Given exercise: Skip all pictures, then print the remaining material exactly.

Stored data:

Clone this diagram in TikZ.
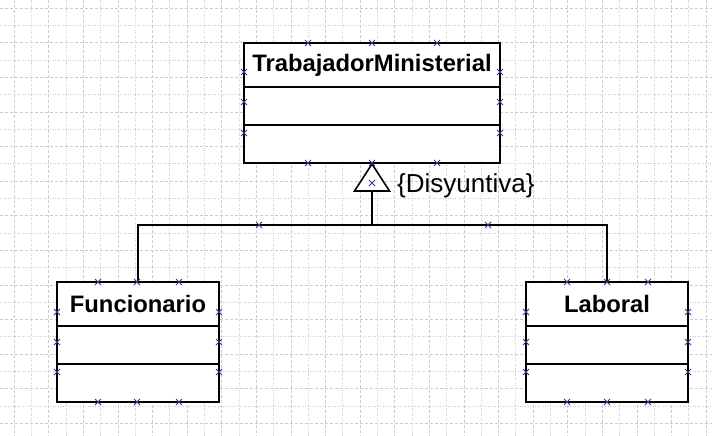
\documentclass[tikz,border=0pt]{standalone}
\usepackage{fontspec}
\setmainfont{Liberation Sans}
\begin{document}
\begin{tikzpicture}[x=1pt,y=-1pt,
  gridA/.style={gray!40,line width=0.6pt,dash pattern=on 3pt off 2pt},
  gridB/.style={gray!40,line width=0.6pt,dash pattern=on 1pt off 1.5pt},
  classbox/.style={draw=black,line width=2pt,fill=white,rectangle,minimum width=162pt,minimum height=120pt,inner sep=0pt},
  classname/.style={font=\fontsize{23.8}{26}\selectfont\bfseries,inner sep=0pt},
  conn/.style={draw=black,line width=1.3pt},
  handle/.style={draw=black!45!blue!55!gray,line width=1pt}]
\useasboundingbox (0,0) rectangle (712,436);
\fill[white] (0,0) rectangle (712,436);
% grid
\foreach \k in {0,...,40}{
  \pgfmathsetmacro{\xx}{14+17.3*\k}
  \pgfmathtruncatemacro{\parity}{mod(\k,2)}
  \ifnum\parity=0 \draw[gridA] (\xx,0) -- (\xx,436); \else \draw[gridB] (\xx,0) -- (\xx,436); \fi
}
\foreach \k in {0,...,24}{
  \pgfmathsetmacro{\yy}{8+17.3*\k}
  \pgfmathtruncatemacro{\parity}{mod(\k,2)}
  \ifnum\parity=0 \draw[gridA] (0,\yy) -- (712,\yy); \else \draw[gridB] (0,\yy) -- (712,\yy); \fi
}
% classes
\node[classbox,minimum width=256pt] (tm) at (372,103) {};
\node[classname] (tmname) at (372,65) {TrabajadorMinisterial};
\draw[line width=2pt] (244,87) -- (500,87) (244,125) -- (500,125);

\node[classbox] (fun) at (138,342) {};
\node[classname] (funname) at (138,304) {Funcionario};
\draw[line width=2pt] (57,326) -- (219,326) (57,364) -- (219,364);

\node[classbox] (lab) at (607,342) {};
\node[classname] (labname) at (607,304) {Laboral};
\draw[line width=2pt] (526,326) -- (688,326) (526,364) -- (688,364);

% generalization
\coordinate (apex) at (tm.south);
\coordinate (tri) at (372,191);
\coordinate (j) at (372,225);
\draw[line width=1.6pt,fill=white,line join=miter] (apex) -- (389.5,191) -- (354.5,191) -- cycle;
\draw[conn] (tri) -- (j);
\draw[conn] (fun.north) |- (j) -| (lab.north);
\node[font=\fontsize{26}{29}\selectfont,anchor=west,inner sep=0pt] (disy) at (397,186) {\{Disyuntiva\}};

% handles
\foreach \p in {(308,43),(372,43),(437,43),(244,72),(244,102),(244,133),(500,72),(500,102),(500,133),(308,163),(372,163),(437,163),
  (372,183),(259,225),(488,225),
  (98,282),(137,282),(179,282),(57,312),(57,342),(57,372),(219,312),(219,342),(219,372),(98,402),(137,402),(179,402),
  (567,282),(607,282),(648,282),(526,312),(526,342),(526,372),(688,312),(688,342),(688,372),(567,402),(607,402),(648,402)}{
  \draw[handle] \p ++(-3,-3) -- ++(6,6) \p ++(-3,3) -- ++(6,-6);
}
\end{tikzpicture}
\end{document}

Response to the exercise:
Clone this diagram in TikZ.
\documentclass[tikz,border=0pt]{standalone}
\usepackage{fontspec}
\setmainfont{Liberation Sans}
\begin{document}
\begin{tikzpicture}[x=1pt,y=-1pt,
  gridA/.style={gray!40,line width=0.6pt,dash pattern=on 3pt off 2pt},
  gridB/.style={gray!40,line width=0.6pt,dash pattern=on 1pt off 1.5pt},
  classbox/.style={draw=black,line width=2pt,fill=white,rectangle,minimum width=162pt,minimum height=120pt,inner sep=0pt},
  classname/.style={font=\fontsize{23.8}{26}\selectfont\bfseries,inner sep=0pt},
  conn/.style={draw=black,line width=1.3pt},
  handle/.style={draw=black!45!blue!55!gray,line width=1pt}]
\useasboundingbox (0,0) rectangle (712,436);
\fill[white] (0,0) rectangle (712,436);
% grid
\foreach \k in {0,...,40}{
  \pgfmathsetmacro{\xx}{14+17.3*\k}
  \pgfmathtruncatemacro{\parity}{mod(\k,2)}
  \ifnum\parity=0 \draw[gridA] (\xx,0) -- (\xx,436); \else \draw[gridB] (\xx,0) -- (\xx,436); \fi
}
\foreach \k in {0,...,24}{
  \pgfmathsetmacro{\yy}{8+17.3*\k}
  \pgfmathtruncatemacro{\parity}{mod(\k,2)}
  \ifnum\parity=0 \draw[gridA] (0,\yy) -- (712,\yy); \else \draw[gridB] (0,\yy) -- (712,\yy); \fi
}
% classes
\node[classbox,minimum width=256pt] (tm) at (372,103) {};
\node[classname] (tmname) at (372,65) {TrabajadorMinisterial};
\draw[line width=2pt] (244,87) -- (500,87) (244,125) -- (500,125);

\node[classbox] (fun) at (138,342) {};
\node[classname] (funname) at (138,304) {Funcionario};
\draw[line width=2pt] (57,326) -- (219,326) (57,364) -- (219,364);

\node[classbox] (lab) at (607,342) {};
\node[classname] (labname) at (607,304) {Laboral};
\draw[line width=2pt] (526,326) -- (688,326) (526,364) -- (688,364);

% generalization
\coordinate (apex) at (tm.south);
\coordinate (tri) at (372,191);
\coordinate (j) at (372,225);
\draw[line width=1.6pt,fill=white,line join=miter] (apex) -- (389.5,191) -- (354.5,191) -- cycle;
\draw[conn] (tri) -- (j);
\draw[conn] (fun.north) |- (j) -| (lab.north);
\node[font=\fontsize{26}{29}\selectfont,anchor=west,inner sep=0pt] (disy) at (397,186) {\{Disyuntiva\}};

% handles
\foreach \p in {(308,43),(372,43),(437,43),(244,72),(244,102),(244,133),(500,72),(500,102),(500,133),(308,163),(372,163),(437,163),
  (372,183),(259,225),(488,225),
  (98,282),(137,282),(179,282),(57,312),(57,342),(57,372),(219,312),(219,342),(219,372),(98,402),(137,402),(179,402),
  (567,282),(607,282),(648,282),(526,312),(526,342),(526,372),(688,312),(688,342),(688,372),(567,402),(607,402),(648,402)}{
  \draw[handle] \p ++(-3,-3) -- ++(6,6) \p ++(-3,3) -- ++(6,-6);
}
\end{tikzpicture}
\end{document}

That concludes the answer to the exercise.